For jobs that could be delegated to an employee or another trainer, your role is to find the best way to do that job, and then document it. Next, replace yourself with someone who (after being trained on the system you've just created) can do the job and teach it to others. Finally, manage the system by quantifying its success, and improving upon it. Repeat this process every time you find yourself being an employee rather than an owner.

Step 3: Develop a plan.

Gerber introduces what he calls the Planning Triangle, or three types of plans every entrepreneur needs to have. The first is a business plan, which determines what the business is, including its purpose and vision. The second is a "job plan" that documents everything your employees need to know, have, and do in order to get a job done on time, every time, as promised. This is a detailed set of job/process descriptions that rivals a franchise system like McDonald's (a company that Gerber refers to often). Finally, you need a "completion plan," which is a set of benchmarks or standards that tells you that you have completed the job with the budget, quality, and time frame promised.

So you need not one, but three plans. The first tells you who you are. The second tells you what you do. The third tells you how you do it.

Step 4: Understand what it means to manage.

Gerber wisely notes that you don't manage people, but processes. As a business owner, you should develop step-by-step ways of doing things in order to create a consistent system that gets results.

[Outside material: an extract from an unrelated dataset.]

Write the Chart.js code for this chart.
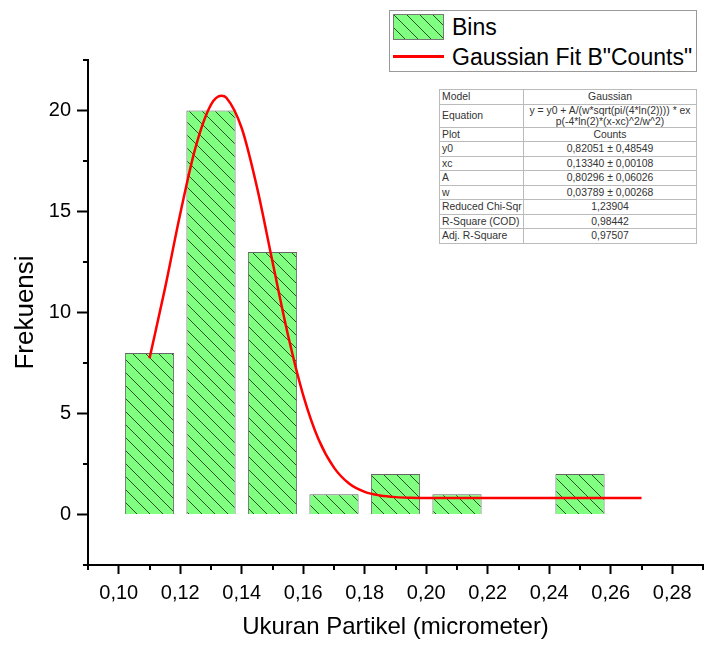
<!DOCTYPE html>
<html>
<head>
<meta charset="utf-8">
<script src="https://cdn.jsdelivr.net/npm/chart.js@4.4.0/dist/chart.umd.min.js"></script>
<style>
  body { margin: 0; background: #fff; font-family: 'Liberation Sans', Arial, sans-serif; }
  #wrap { position: relative; width: 704px; height: 645px; }
  #legend { position: absolute; left: 389px; top: 10px; width: 306px; height: 60px; border: 1px solid #999; background: #fff; }
  #legend canvas { position: absolute; left: 3px; top: 3px; border: 1px solid #777; }
  #legend .redLine { position: absolute; left: 3px; top: 44px; width: 51px; height: 3px; background: #ff0000; }
  #legend span { position: absolute; left: 62px; font-size: 23px; line-height: 26px; color: #000; white-space: nowrap; }
  #fitTable { position: absolute; left: 439px; top: 89px; width: 257px; table-layout: fixed; border-collapse: collapse; background: #fff; font-size: 10.4px; color: #333; }
  #fitTable td { border: 1px solid #bbb; padding: 0 2px; height: 13.5px; line-height: 11px; white-space: nowrap; overflow: hidden; }
  #fitTable td.val { text-align: center; }
</style>
</head>
<body>
<div id="wrap">
  <canvas id="chartCanvas" width="704" height="645"></canvas>
  <div id="legend">
    <canvas id="binSwatch" width="49" height="24"></canvas>
    <span style="top:3px">Bins</span>
    <div class="redLine"></div>
    <span style="top:33px">Gaussian Fit B"Counts"</span>
  </div>
  <table id="fitTable"><colgroup><col style="width:84px"><col style="width:173px"></colgroup></table>
</div>
<script>
const binCenters = [0.11, 0.13, 0.15, 0.17, 0.19, 0.21, 0.23, 0.25];
const binCounts = [8, 20, 13, 1, 2, 1, 0, 2];

// fit curve
const fitX = [0.110, 0.115, 0.120, 0.125, 0.130, 0.1334, 0.135, 0.140, 0.145, 0.150, 0.155, 0.160,
  0.165, 0.170, 0.175, 0.180, 0.185, 0.190, 0.195, 0.200, 0.210, 0.220, 0.240, 0.270];
const fitY = [7.73, 11.17, 14.89, 18.19, 20.29, 20.73, 20.63, 19.12, 16.17, 12.51, 8.91, 5.90,
  3.71, 2.32, 1.52, 1.12, 0.94, 0.86, 0.83, 0.82, 0.82, 0.82, 0.82, 0.82];

const xTickValues = [0.10, 0.12, 0.14, 0.16, 0.18, 0.20, 0.22, 0.24, 0.26, 0.28];
const xTickLabels = ['0,10', '0,12', '0,14', '0,16', '0,18', '0,20', '0,22', '0,24', '0,26', '0,28'];
const xMinorTicks = [0.09, 0.11, 0.13, 0.15, 0.17, 0.19, 0.21, 0.23, 0.25, 0.27, 0.29];
const yTickValues = [0, 5, 10, 15, 20];
const yMinorTicks = [-2.5, 2.5, 7.5, 12.5, 17.5, 22.5];

const fitRows = [
  ['Model', 'Gaussian'],
  ['Equation', 'y = y0 + A/(w*sqrt(pi/(4*ln(2)))) * ex<br>p(-4*ln(2)*(x-xc)^2/w^2)'],
  ['Plot', 'Counts'],
  ['y0', '0,82051 ± 0,48549'],
  ['xc', '0,13340 ± 0,00108'],
  ['A', '0,80296 ± 0,06026'],
  ['w', '0,03789 ± 0,00268'],
  ['Reduced Chi-Sqr', '1,23904'],
  ['R-Square (COD)', '0,98442'],
  ['Adj. R-Square', '0,97507']
];

const fontFamily = "'Liberation Sans', Arial, sans-serif";

// green fill with "\" hatching, like the Origin bins
function makeHatch(ctx) {
  const s = 13;
  const c = document.createElement('canvas');
  c.width = s; c.height = s;
  const g = c.getContext('2d');
  g.fillStyle = '#80ff80';
  g.fillRect(0, 0, s, s);
  g.strokeStyle = 'rgba(20,40,20,0.8)';
  g.lineWidth = 1;
  for (let k = -1; k <= 1; k++) {
    g.beginPath();
    g.moveTo(k * s - s, -s);
    g.lineTo(k * s + 2 * s, 2 * s);
    g.stroke();
  }
  return ctx.createPattern(c, 'repeat');
}

// fit table
const table = document.getElementById('fitTable');
fitRows.forEach(r => {
  const tr = document.createElement('tr');
  tr.innerHTML = '<td>' + r[0] + '</td><td class="val">' + r[1] + '</td>';
  table.appendChild(tr);
});

// legend swatch
const sw = document.getElementById('binSwatch').getContext('2d');
sw.fillStyle = makeHatch(sw);
sw.fillRect(0, 0, 49, 24);

const minorTicks = {
  id: 'minorTicks',
  afterDraw(chart) {
    const {ctx, scales: {x, y}} = chart;
    ctx.save();
    ctx.strokeStyle = '#000';
    ctx.lineWidth = 2;
    ctx.beginPath();
    xMinorTicks.forEach(v => {
      const px = Math.round(x.getPixelForValue(v));
      ctx.moveTo(px, x.top);
      ctx.lineTo(px, x.top + 5);
    });
    yMinorTicks.forEach(v => {
      const py = Math.round(y.getPixelForValue(v));
      ctx.moveTo(y.right, py);
      ctx.lineTo(y.right - 5, py);
    });
    ctx.stroke();
    ctx.restore();
  }
};

const ctx = document.getElementById('chartCanvas').getContext('2d');
const chart = new Chart(ctx, {
  type: 'bar',
  data: {
    datasets: [
      {
        type: 'line',
        label: 'Gaussian Fit B"Counts"',
        data: fitX.map((x, i) => ({x: x, y: fitY[i]})),
        borderColor: '#ff0000',
        borderWidth: 2.5,
        pointRadius: 0,
        fill: false,
        cubicInterpolationMode: 'monotone',
        order: 0
      },
      {
        label: 'Bins',
        data: binCenters.map((x, i) => ({x: x, y: binCounts[i]})),
        backgroundColor: makeHatch(ctx),
        borderColor: '#666',
        borderWidth: 1,
        barPercentage: 1.0,
        categoryPercentage: 0.8,
        order: 1
      }
    ]
  },
  options: {
    responsive: false,
    animation: false,
    devicePixelRatio: 1,
    layout: { padding: { top: 60, right: 1, left: 0, bottom: 0 } },
    plugins: {
      legend: { display: false },
      tooltip: { enabled: false }
    },
    scales: {
      x: {
        type: 'linear',
        min: 0.09,
        max: 0.29,
        offset: false,
        afterBuildTicks: s => { s.ticks = xTickValues.map(v => ({value: v})); },
        afterFit: s => { s.height = 80; },
        ticks: {
          callback: (v, i) => xTickLabels[i],
          font: { size: 20, family: fontFamily },
          color: '#000',
          padding: 7,
          maxRotation: 0,
          autoSkip: false
        },
        grid: { offset: false, drawOnChartArea: false, tickLength: 9, tickWidth: 2, tickColor: '#000' },
        border: { display: true, color: '#000', width: 2 },
        title: {
          display: true,
          text: 'Ukuran Partikel (micrometer)',
          font: { size: 24, family: fontFamily },
          color: '#000',
          padding: { top: 0, bottom: 3 }
        }
      },
      y: {
        min: -2.5,
        max: 22.5,
        afterBuildTicks: s => { s.ticks = yTickValues.map(v => ({value: v})); },
        afterFit: s => { s.width = 88; },
        ticks: {
          font: { size: 20, family: fontFamily },
          color: '#000',
          padding: 6
        },
        grid: { drawOnChartArea: false, tickLength: 11, tickWidth: 2, tickColor: '#000' },
        border: { display: true, color: '#000', width: 2 },
        title: {
          display: true,
          text: 'Frekuensi',
          font: { size: 26, family: fontFamily },
          color: '#000',
          padding: { top: 10, bottom: 0 }
        }
      }
    }
  },
  plugins: [minorTicks]
});
</script>
</body>
</html>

As a trainer, you should have metrics for success and processes for the following tasks, among many others:

• Sales presentations
• Assessments
• Communicating with clients
• Program design
• Delivering or supervising the workouts
• Asking for re-signs and referrals
• Upselling the client
• Tracking progress
• Transitioning clients from one trainer to another

A good process allows you to measure whether you're getting the same results every time and, if not, how to change to process to improve it.

Step 5: Change the way you work with people.

Gerber asserts that, without people, you don't have a company. You have a job. To effectively work with others, especially employees and sub-contractors, it is essential to add them in a systematic way.

You need a system that explicitly communicates the talent and skills you seek, a system to teach new trainers so that they know what to do, a set of standards so that you can set expectations, and a process to help them improve over time. Without these systems in place, your people will do more harm than good.

Step 6: Develop a system to understand, communicate with, and delight clients.

Without a marketing system, you won't be able to grow your business effectively.

Step 7: Keep growing.

According to Gerber, a business that stops growing will die. One of your primary roles as business owner is to infuse your business with purpose, passion, will, belief, personality and method (systems again!).

The E-Myth model is simple but surprisingly underutilized in our industry...but it's comprehensive and it works. I'll be discussing it more over the next couple of days.